I host a lot of events, which usually require me to be on my feet for the majority of the evening. There must be hours of security footage collected over the years of me wandering barefoot down the corridors of one venue or the next, high heels in hand. It is rare that I manage to make it all night without succumbing to the pain, which is why I admire ladies that can still walk after an evening of carousing. I’ve read reports of film stars who say that the agony is worth the look. Really? Beyond the fact that it’s, well…agony, is it really elegant to limp everywhere? How do they stand it? I’m reminded of the original Little Mermaid tale (not the feel-good Disney version) where the witch warned her that if she changed her tail into feet, every step would feel like she was walking on sharp swords. I hear ya sista. I purchased a pair of red 6” beauties in Miami last year and marvelled at how initially (operative word there) comfortable they were. I handed over ready cash and took them on my next vacation. I hadn’t walked many yards before my toes slowly made their way into the pointed front, bringing my big toe almost physically impossibly within swatting distance of my little one.
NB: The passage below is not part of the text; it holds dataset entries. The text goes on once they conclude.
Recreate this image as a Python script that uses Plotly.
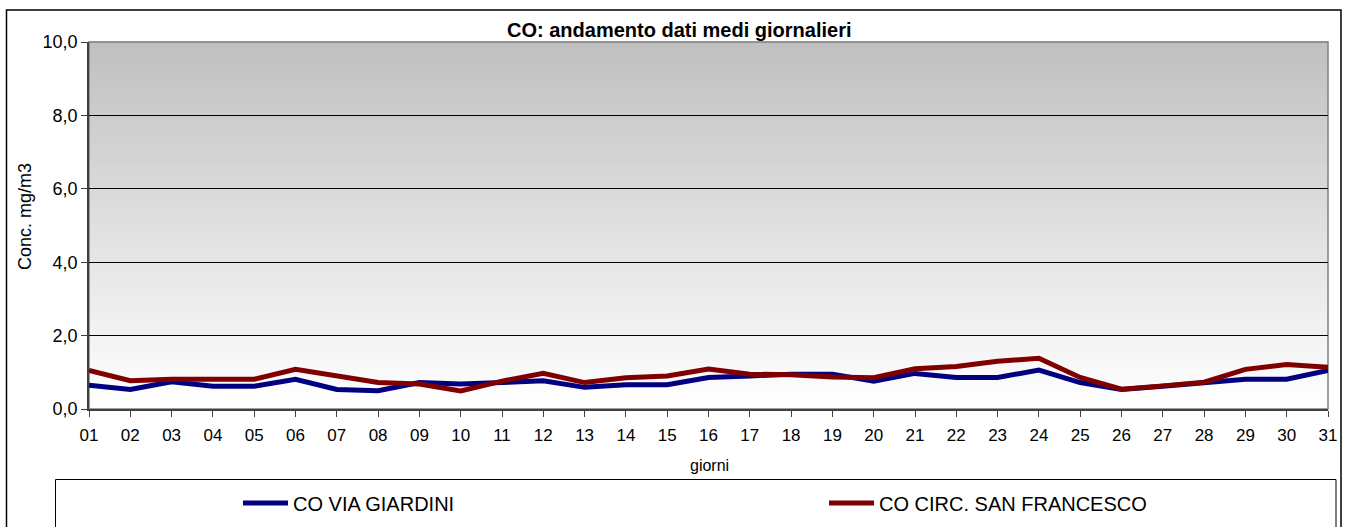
import plotly.graph_objects as go

days = ["01","02","03","04","05","06","07","08","09","10","11","12","13","14","15","16",
        "17","18","19","20","21","22","23","24","25","26","27","28","29","30","31"]
via_giardini = [0.65,0.53,0.74,0.62,0.62,0.81,0.53,0.50,0.72,0.68,0.72,0.77,0.59,0.66,0.66,0.86,
                0.90,0.95,0.95,0.76,0.97,0.86,0.86,1.06,0.72,0.53,0.62,0.72,0.81,0.81,1.05]
san_francesco = [1.05,0.77,0.81,0.81,0.81,1.08,0.91,0.72,0.68,0.49,0.76,0.97,0.72,0.85,0.90,1.09,
                 0.95,0.93,0.87,0.85,1.10,1.16,1.30,1.38,0.86,0.54,0.63,0.73,1.08,1.21,1.14]
y_ticks = [0, 2, 4, 6, 8, 10]

W, H = 1345, 527
L, R, T, B = 89, 17, 42, 118
pw, ph = W - L - R, H - T - B

def px_x(x):
    return (x - L) / pw

def px_y(y):
    return (H - B - y) / ph

FONT = "Liberation Sans, Arial, sans-serif"

fig = go.Figure()
fig.add_trace(go.Scatter(x=list(range(1, 32)), y=via_giardini, mode="lines",
                         name="CO VIA GIARDINI", line=dict(color="#000080", width=5)))
fig.add_trace(go.Scatter(x=list(range(1, 32)), y=san_francesco, mode="lines",
                         name="CO CIRC. SAN FRANCESCO", line=dict(color="#800000", width=5)))

shapes = []
# gradient background
n = 80
for i in range(n):
    t = i / (n - 1)
    v = int(round(255 - (255 - 192) * t))
    shapes.append(dict(type="rect", xref="paper", yref="paper", x0=0, x1=1,
                       y0=i / n, y1=(i + 1) / n + 0.002, line=dict(width=0),
                       fillcolor=f"rgb({v},{v},{v})", layer="below"))
# plot border (top/right)
shapes.append(dict(type="rect", xref="paper", yref="paper", x0=0, x1=1, y0=0, y1=1,
                   line=dict(color="#808080", width=1.5), layer="below"))
# outer chart border
shapes.append(dict(type="rect", xref="paper", yref="paper", x0=px_x(6.5), x1=px_x(1341),
                   y0=px_y(540), y1=px_y(10), line=dict(color="#000000", width=1.5)))
# legend box
shapes.append(dict(type="rect", xref="paper", yref="paper", x0=px_x(55.5), x1=px_x(1336),
                   y0=px_y(540), y1=px_y(479.5), line=dict(color="#000000", width=1)))

fig.update_layout(
    width=W, height=H,
    margin=dict(l=L, r=R, t=T, b=B, autoexpand=False),
    paper_bgcolor="white", plot_bgcolor="white",
    separators=",.",
    font=dict(family=FONT, size=17, color="black"),
    shapes=shapes,
    showlegend=True,
    hovermode=False,
    legend=dict(orientation="h", x=px_x(238), y=px_y(503), xanchor="left", yanchor="middle",
                entrywidth=526, entrywidthmode="pixels", itemwidth=45,
                font=dict(family=FONT, size=20), bgcolor="rgba(0,0,0,0)"),
    annotations=[
        dict(text="<b>CO: andamento dati medi giornalieri</b>", xref="paper", yref="paper",
             x=px_x(679), y=px_y(30), xanchor="center", yanchor="middle", showarrow=False,
             font=dict(family=FONT, size=20)),
        dict(text="Conc. mg/m3", xref="paper", yref="paper", x=px_x(25), y=px_y(217),
             xanchor="center", yanchor="middle", textangle=-90, showarrow=False,
             font=dict(family=FONT, size=18)),
        dict(text="giorni", xref="paper", yref="paper", x=px_x(709), y=px_y(465),
             xanchor="center", yanchor="middle", showarrow=False,
             font=dict(family=FONT, size=16)),
    ],
)
fig.update_xaxes(range=[1, 31], tickmode="array", tickvals=list(range(1, 32)), ticktext=days,
                 ticks="outside", ticklen=6, tickcolor="#404040", showline=True,
                 linecolor="#404040", linewidth=1.5, showgrid=False, zeroline=False,
                 ticklabelstandoff=4, tickfont=dict(family=FONT, size=17))
fig.update_yaxes(range=[0, 10], tickvals=y_ticks, tickformat=".1f", ticks="outside", ticklen=6,
                 tickcolor="#404040", showline=True, linecolor="#404040", linewidth=1.5,
                 showgrid=True, gridcolor="black", gridwidth=1, zeroline=False,
                 tickfont=dict(family=FONT, size=18))

fig.write_html("out.html", config={"displayModeBar": False},
               post_script="document.body.style.margin='0';document.body.style.overflow='hidden';")
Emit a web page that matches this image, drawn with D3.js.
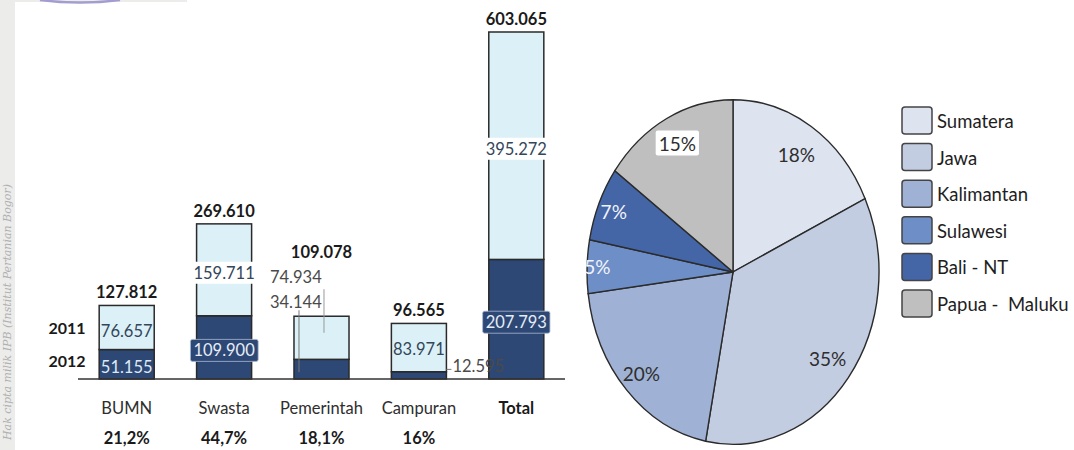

Ow! Ow! Ow!! Determined to carry on I hugged the wall which led to the restaurant, finally standing in front of the Maitre D’ in the manner of someone who badly needed to use the facilities. Sensing urgency he got us to the nearest table. I sat down and nearly wept with relief. They have sat in the wardrobe ever since.
I have a dear friend who is also a brilliant shoe aficionado at Nordstrom in West Palm Beach, and therefore a rotten influence. Joe has taken the simple job of choosing and fitting shoes to an art form. These run small, those run wide, and so forth… He has managed to find me some of the most comfortable pairs I’ve ever worn – which brings me to my Fete Blanche night at the Ritz. I had purchased some black (I had to wear SOMETHING apart from white) towering strappies a la Diane Von Furstenberg at the last sale and was eager to show them off. With my large noggin, huge hair and already 5’ 7” without the shoes, I was more female WWF than DVF but I loved ‘em so I was wearin’ ‘em! I got from the house to the car with no problems; Step 1 complete. I was walking as though on clouds through the doors of the Ritz as I looked down benevolently upon the doormen. Flying through Step 2! And so it went for the rest of the evening. Bar – check! Restrooms – check! Dancing to the funky new hits – check check!! No one could believe I was boogeying in those things, but boogeying I was! I caught my reflection in the darkened windows and swelled with pride at the giant dandelion smiling back at me. By midnight I was convinced that these were magic shoes. Eager to push them to their full potential, we readied ourselves for Elements nightclub.
We got to Elements, and as we headed up to the Air bar, I felt a twinge on the ball of my right foot. I dismissed it. It continued. The left foot took up the charge in sympathy, and by the time I had gone up two flights of stairs, across the balcony and over to the bar, my feet were turning into pumpkins just like the fairy-tale and the slippers were indeed beginning to feel like glass.
I removed them to sit at the bar, but it wasn’t long before my friend Lynne and I decided to call it an evening – it was late. I went to put the shoes back on. Not only had my feet grown, but they were thumping. It wasn’t much better barefoot – like tootsies released from a Chinese foot binder they were going to take time to come around. I assumed the position – strappies hanging from one hand, bare feet on the floor. As I limped across the club, down the stairs and along the pavement back to the car I realized that I had broken my previous record. At some point though I had to accept that even Cinderella knew when it was time to go home.